What is Recognition of State?
“A State – wherefrom the study of politics starts and where it ends.” – J.W. Garner
The world today is globally connected and weaved into one international community, with each sovereign state as it’s member. And thus, to enjoy the membership of such a global community it is crucial to be recognised as a state. So first and foremost, A state can be briefly defined as a conglomeration of a certain population, living in a territory, with a sovereign government ruling them. Thus as laid down by the Montevideo convention (1933), the elements required to be validly construed as a state can be narrowed down to population, territory, government and sovereignty. Now, what exactly is the meaning of recognition of a state? To get a status of a state, the recognition i.e. a unilateral acknowledgement is given by the other states. Even though States are not the exclusive international actors and nor are they the only ones to have an international legal standing and yet primarily are the result of international recognition. These recognitions are for getting a statehood, a status of the sovereign state, and a part of the community where the other states exist. One might ask what benefit does a state get after acquiring such statehood. Firstly, it incorporates such a state into the already existing international community; secondly, the recognition is a proof that all the requisites for a state have been complied with; and, thirdly the status of a state gives it the rights and obligations to enjoy and follow in the global community. But why is it important to even acquire one in the first place? Long term survival, or end to the territorial wars or have a stable status, there may be several reasons. State recognition is mainly based on two theories: Constructive and Declarative.

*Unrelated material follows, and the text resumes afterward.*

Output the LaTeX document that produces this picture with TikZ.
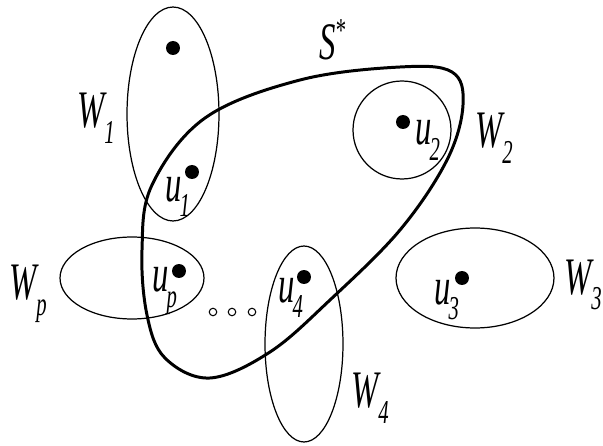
\documentclass[tikz,border=0pt]{standalone}
\usepackage{fontspec}
\usepackage{graphicx}
\setmainfont{Liberation Serif}
\usetikzlibrary{shapes.geometric}
\newcommand{\lab}[2]{\scalebox{0.62}[1]{\fontsize{30}{32}\selectfont\textit{#1}\kern-0.08em\raisebox{-0.3em}{\fontsize{19}{20}\selectfont\textit{#2}}}}
\tikzset{
  set/.style={ellipse,draw=black,line width=0.7pt,inner sep=0pt},
  dot/.style={circle,fill=black,inner sep=0pt,minimum size=0.28cm},
  small/.style={circle,draw=black,line width=0.6pt,inner sep=0pt,minimum size=0.15cm},
  txt/.style={inner sep=0pt}
}
\begin{document}
\begin{tikzpicture}[x=0.02cm,y=-0.02cm]
\useasboundingbox (0,0) rectangle (603,446);
% the sets
\node[set,minimum width=1.84cm,minimum height=4.28cm] (W1) at (173,114) {};
\node[set,circle,minimum size=1.96cm] (W2) at (402,130) {};
\node[set,minimum width=2.88cm,minimum height=1.64cm] (Wp) at (132,278) {};
\node[set,minimum width=1.56cm,minimum height=3.92cm] (W4) at (304,344) {};
\node[set,minimum width=3.16cm,minimum height=2.0cm] (W3) at (475,278) {};
% the points
\node[dot] (a) at (173,48) {};
\node[dot] (u1) at (192,172) {};
\node[dot] (u2) at (403,122) {};
\node[dot] (up) at (179,271) {};
\node[dot] (u4) at (304,277) {};
\node[dot] (u3) at (462,278) {};
\foreach \x/\n in {213/d1,232/d2,252/d3}
  \node[small] (\n) at (\x,312) {};
% the set S*
\draw[line width=1.7pt] plot[smooth cycle,tension=0.6] coordinates
  {(142,250) (152,185) (205,118) (300,80) (400,67) (452,72) (463,105) (447,160)
   (400,230) (330,300) (270,352) (210,378) (165,358) (147,315)};
% labels
\node[txt] (lW1) at (96,118) {\lab{W}{1}};
\node[txt] (lu1) at (178,197) {\lab{u}{1}};
\node[txt] (lW2) at (494,138) {\lab{W}{2}};
\node[txt] (lu2) at (428,140) {\lab{u}{2}};
\node[txt] (lS) at (333,40) {\scalebox{0.62}[1]{\fontsize{30}{32}\selectfont\textit{S}\raisebox{0.35em}{\fontsize{19}{20}\selectfont *}}};
\node[txt] (lWp) at (28,294) {\lab{W}{p}};
\node[txt] (lup) at (165,291) {\lab{u}{p}};
\node[txt] (lu4) at (291,298) {\lab{u}{4}};
\node[txt] (lW3) at (583,285) {\lab{W}{3}};
\node[txt] (lu3) at (447,300) {\lab{u}{3}};
\node[txt] (lW4) at (370,398) {\lab{W}{4}};
\end{tikzpicture}
\end{document}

Since the theory recognizes and constitutes an entity into a state, thus it derives its name as the constitutive theory. Its main proponents were Hegal, Anzilotti, Holland and Oppenheim. This theory majorly propagates that for an entity to come into being as a state, it needs the consent of the other existing states. Thus we can say that unless the states approve and acknowledge an entity as a State, the entity won’t be made one irrespective of the requisites it fulfils of being a State. Even though the soviet bloc considered it to be illegal, with the recognition from the western states, Lithuania became the first ‘state’ of the 15 soviet republics to declare its independence and statehood. Likewise, another example of this theory can be the recognition of Poland and Czechoslovakia through the treaty of Versailles.

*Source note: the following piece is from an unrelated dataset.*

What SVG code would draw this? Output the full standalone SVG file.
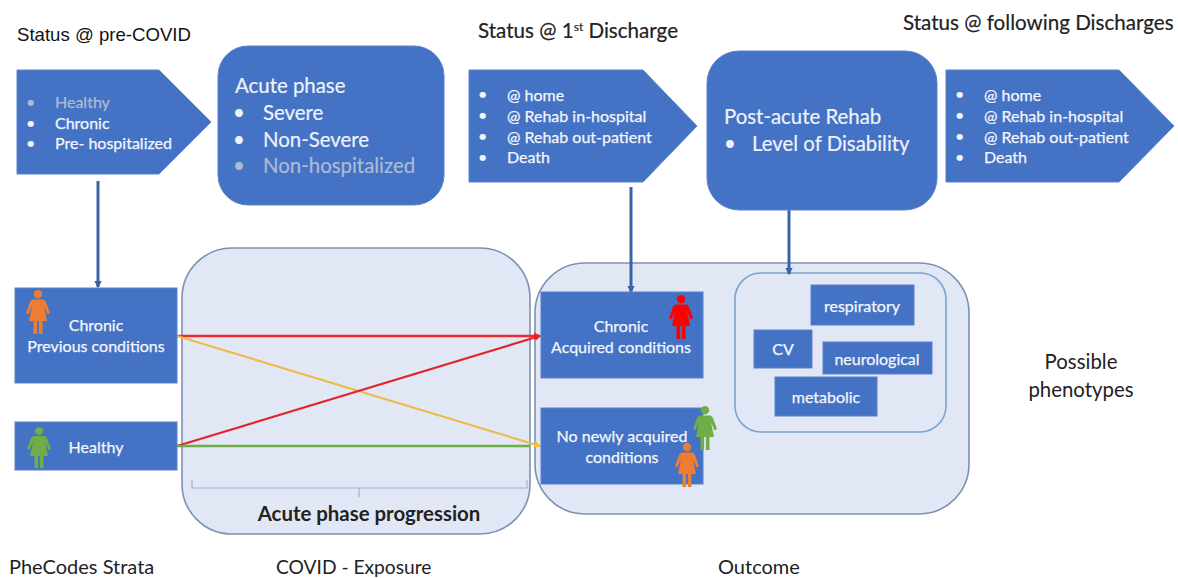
<svg xmlns="http://www.w3.org/2000/svg" width="1178" height="578" viewBox="0 0 1178 578">
<style>
text{font-family:"Lato","Noto Sans",sans-serif}
.b{fill:#4472c4;stroke:#5b82c8;stroke-width:1}
.p{fill:#e1e7f4;stroke:#7d92b3;stroke-width:1.6}
.w{fill:#f4f6fb;font-size:16px;stroke:#f4f6fb;stroke-width:.25}
.d{fill:#aebbd6;font-size:16px;stroke:#aebbd6;stroke-width:.25}
.c{text-anchor:middle}
.h{fill:#222;font-size:20.6px;stroke:#222;stroke-width:.2}
.l{fill:#222;font-size:20px}
.t{fill:#eef2fa;font-size:20.4px;stroke:#eef2fa;stroke-width:.2}
.v{stroke:#3a62a8;stroke-width:3;fill:none}
</style>
<defs>
<path id="person" d="M0,0a4.2,4.2 0 1 1 -.01,0ZM-5,9.5H5Q7,9.5 8,12L12,23 9.5,24.5 6,16 9,31H4.5V44H.9V31H-.9V44H-4.5V31H-9L-6,16-9.5,24.5-12,23-8,12Q-7,9.5-5,9.5Z"/>
<marker id="hv" viewBox="0 0 6 6" refX="5" refY="3" markerWidth="2.4" markerHeight="2.4" orient="auto"><path d="M0,0L6,3 0,6Z" fill="#3a62a8"/></marker>
<marker id="hr" viewBox="0 0 6 6" refX="5" refY="3" markerWidth="3" markerHeight="3" orient="auto"><path d="M0,0L6,3 0,6Z" fill="#f01c24"/></marker>
<marker id="hy" viewBox="0 0 6 6" refX="5" refY="3" markerWidth="3" markerHeight="3" orient="auto"><path d="M0,0L6,3 0,6Z" fill="#f2c230"/></marker>
</defs>
<rect width="1178" height="578" fill="#fff"/>

<g id="label-pre-covid"><text x="17" y="41" style="font-family:'Liberation Sans',sans-serif;fill:#111;font-size:18.6px;stroke:none">Status @ pre-COVID</text></g>
<g id="label-first-discharge"><text x="478" y="38" class="h">Status @ 1<tspan font-size="12" dy="-7">st</tspan><tspan dy="7"> Discharge</tspan></text></g>
<g id="label-following"><text x="903" y="30" class="h">Status @ following Discharges</text></g>

<g id="panel-exposure"><rect class="p" x="182" y="248" width="348" height="286" rx="50"/>
<path d="M192,480V488H527V480M359,488V497" fill="none" stroke="#9db3d8" stroke-width="1.2"/>
<text x="369" y="521" class="c" style="fill:#222;font-size:20.4px;font-weight:700">Acute phase progression</text></g>
<g id="panel-outcome"><rect class="p" x="535" y="263" width="434" height="251" rx="50"/></g>
<g id="panel-phenotypes"><rect x="735" y="273" width="211" height="159" rx="26" fill="#e1e7f4" stroke="#7ba3cf" stroke-width="1.6"/></g>

<g id="connectors">
<path class="v" d="M98,181V287" marker-end="url(#hv)"/>
<path class="v" d="M631,187V292" marker-end="url(#hv)"/>
<path class="v" d="M789,210V274" marker-end="url(#hv)" stroke-width="3.5"/>
<path d="M177,336H540" stroke="#ee2a2e" stroke-width="2.4" marker-end="url(#hr)"/>
<path d="M177,336L540,446" stroke="#ecbc48" stroke-width="2.2" marker-end="url(#hy)"/>
<path d="M177,446L540,336" stroke="#e0252d" stroke-width="2.2" marker-end="url(#hr)"/>
<path d="M177,446H530" stroke="#70ad47" stroke-width="2.4"/>
</g>

<g id="status-pre-covid"><path class="b" d="M17,70H159L211,122 159,174H17Z"/>
<text x="26" y="108" class="d">•</text><text x="55" y="108" class="d">Healthy</text>
<text x="26" y="129" class="w">•</text><text x="55" y="129" class="w">Chronic</text>
<text x="26" y="149" class="w">•</text><text x="55" y="149" class="w">Pre- hospitalized</text></g>

<g id="acute-phase"><rect class="b" x="218" y="46" width="226" height="159" rx="30"/>
<text x="235" y="93" class="t">Acute phase</text>
<text x="233" y="120" class="t">•</text><text x="263" y="120" class="t">Severe</text>
<text x="233" y="147" class="t">•</text><text x="263" y="147" class="t">Non-Severe</text>
<text x="233" y="173" class="t" style="fill:#aebbd6;stroke:#aebbd6">•</text><text x="263" y="173" class="t" style="fill:#aebbd6;stroke:#aebbd6">Non-hospitalized</text></g>

<g id="status-first-discharge"><path class="b" d="M469,70H643L697,126 643,182H469Z"/>
<text x="478" y="100" class="w">•</text><text x="507" y="101" class="w">@ home</text>
<text x="478" y="121" class="w">•</text><text x="507" y="122" class="w">@ Rehab in-hospital</text>
<text x="478" y="142" class="w">•</text><text x="507" y="143" class="w">@ Rehab out-patient</text>
<text x="478" y="163" class="w">•</text><text x="507" y="163" class="w">Death</text></g>

<g id="post-acute-rehab"><rect class="b" x="707" y="51" width="230" height="159" rx="32"/>
<text x="724" y="124" class="t">Post-acute Rehab</text>
<text x="724" y="151" class="t">•</text><text x="752" y="151" class="t">Level of Disability</text></g>

<g id="status-following"><path class="b" d="M946,70H1119L1174,126 1119,182H946Z"/>
<text x="955" y="100" class="w">•</text><text x="984" y="101" class="w">@ home</text>
<text x="955" y="121" class="w">•</text><text x="984" y="122" class="w">@ Rehab in-hospital</text>
<text x="955" y="142" class="w">•</text><text x="984" y="143" class="w">@ Rehab out-patient</text>
<text x="955" y="163" class="w">•</text><text x="984" y="163" class="w">Death</text></g>

<g id="chronic-previous"><rect class="b" x="15" y="288" width="162" height="95"/>
<text x="96" y="331" class="w c">Chronic</text><text x="96" y="352" class="w c">Previous conditions</text>
<use href="#person" x="38" y="290" fill="#ed7d31"/></g>
<g id="healthy"><rect class="b" x="15" y="422" width="162" height="48"/>
<text x="96" y="453" class="w c">Healthy</text>
<use href="#person" x="39" y="427" fill="#70ad47" transform="translate(0 30) scale(1 .93)"/></g>
<g id="chronic-acquired"><rect class="b" x="541" y="292" width="162" height="86"/>
<text x="621" y="332" class="w c">Chronic</text><text x="621" y="353" class="w c">Acquired conditions</text>
<use href="#person" x="681" y="295" fill="#f00"/></g>
<g id="no-new"><rect class="b" x="541" y="408" width="162" height="76"/>
<text x="622" y="442" class="w c">No newly acquired</text><text x="622" y="463" class="w c">conditions</text>
<use href="#person" x="705" y="406" fill="#70ad47"/>
<use href="#person" x="687" y="443" fill="#ed7d31"/></g>

<g id="respiratory"><rect class="b" x="811" y="285" width="103" height="40"/><text x="862" y="312" class="w c">respiratory</text></g>
<g id="cv"><rect class="b" x="754" y="330" width="58" height="38"/><text x="783" y="355" class="w c">CV</text></g>
<g id="neurological"><rect class="b" x="823" y="342" width="109" height="32"/><text x="877" y="365" class="w c">neurological</text></g>
<g id="metabolic"><rect class="b" x="775" y="377" width="102" height="39"/><text x="826" y="403" class="w c">metabolic</text></g>

<g id="label-phenotypes"><text x="1081" y="369" class="c" style="fill:#222;font-size:20.4px">Possible</text><text x="1081" y="397" class="c" style="fill:#222;font-size:20.4px">phenotypes</text></g>
<g id="label-strata"><text x="9" y="574" class="l">PheCodes Strata</text></g>
<g id="label-exposure"><text x="276" y="574" class="l" style="font-size:19.2px">COVID - Exposure</text></g>
<g id="label-outcome"><text x="718" y="574" class="l">Outcome</text></g>
</svg>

However, the theory has faced a considerable amount of criticism throughout time. The very obvious of all is the criticism that despite possessing all the elements of a State, an entity’s dependence on the recognition by other states to acquire statehood is unnecessary. Also, there can be no mutual and single time when all the states recognize the statehood of another. Furthermore, no state can be obligated practically to recognize an entity as a state. Bangladesh being one example. Despite being recognized by India since its independence, it was recognized by Pakistan, China and the US much later. States recognized under this theory have a political character and lack a legal one. Also, it is very clear that even though a state recognises an entity much later, it recognizes such entity’s acts from the date of its inception. This thus indicates that recognition is a mere formality for acquiring statehood, and thus Constitutive theory is much criticized on the lines it works upon.

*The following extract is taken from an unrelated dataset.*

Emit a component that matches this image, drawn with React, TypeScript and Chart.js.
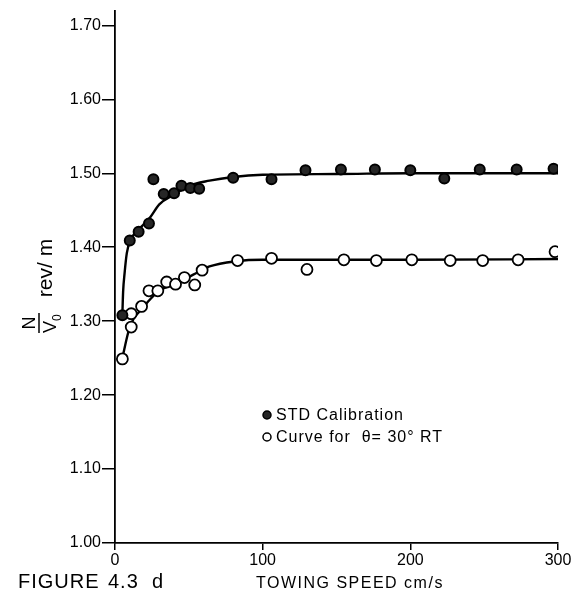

Article-3 of the Montevideo Conference lays down the Declaratory theory. Also known as the Evidentiary Theory, in many ways, the declaratory theory is the better version of the constitutive theory, overcoming almost all the gaps that the former consists of. The major exponents of the theory are Professor Hall, Pitt Cobett, Wagner and Brierly. Unlike the constitutive theory which exclusively declares the recognition to be the basis of acquiring statehood, the declaratory theory is the opposite. It just requires the evidence or declaration of statehood and recognition becomes a mere formality. In fact, the value of recognition is diminished to the extent that a state under this theory can exist without the recognition as well. Thus as soon as an entity possesses all the elements of a State, it comes into existence. The declaratory theory is even practised in International Law and thus has a better standing in the global standing.
Despite the simplistic way of being constituted into a State, the theory fails to explain the consequent rights of such states. There are many states which are unrecognized and yet hold the status of statehood. However, since they are not recognized by the already existing states, their position in the international community stays unnoticed. Taiwan is one such example. And since such states go unrecognized, they cannot develop diplomatic relations or sign any treaties with the already existing states.
With the present trend and acceptance of the international community, the declaration of statehood overpowers the constitutive theory. And thus, any entity becomes a state as soon as it completes the criteria of statehood. Since the recognition of such states is upon the sweet will of the already existing states, this may not pose a threat to their statehood; however, recognition has several benefits which cannot be availed by states unrecognized. The right to sign treaties, make diplomatic relations, the right to sue in other states, right to demand disputed property between the jurisdictions of two states, and many more privileges and immunities as against the international community. However, with the Evidentiary theory in practice, there are many states which are still up for recognition from other states and are mostly the regions of conflict for the recognizing states. Somali land, Taiwan, Turkish Republic of Cyprus, and many more. In today’s scenario, however, to secure recognition, states lay down conditions which may not be in line with the conditions for statehood but are merely diplomatic ways to carry on in the international community.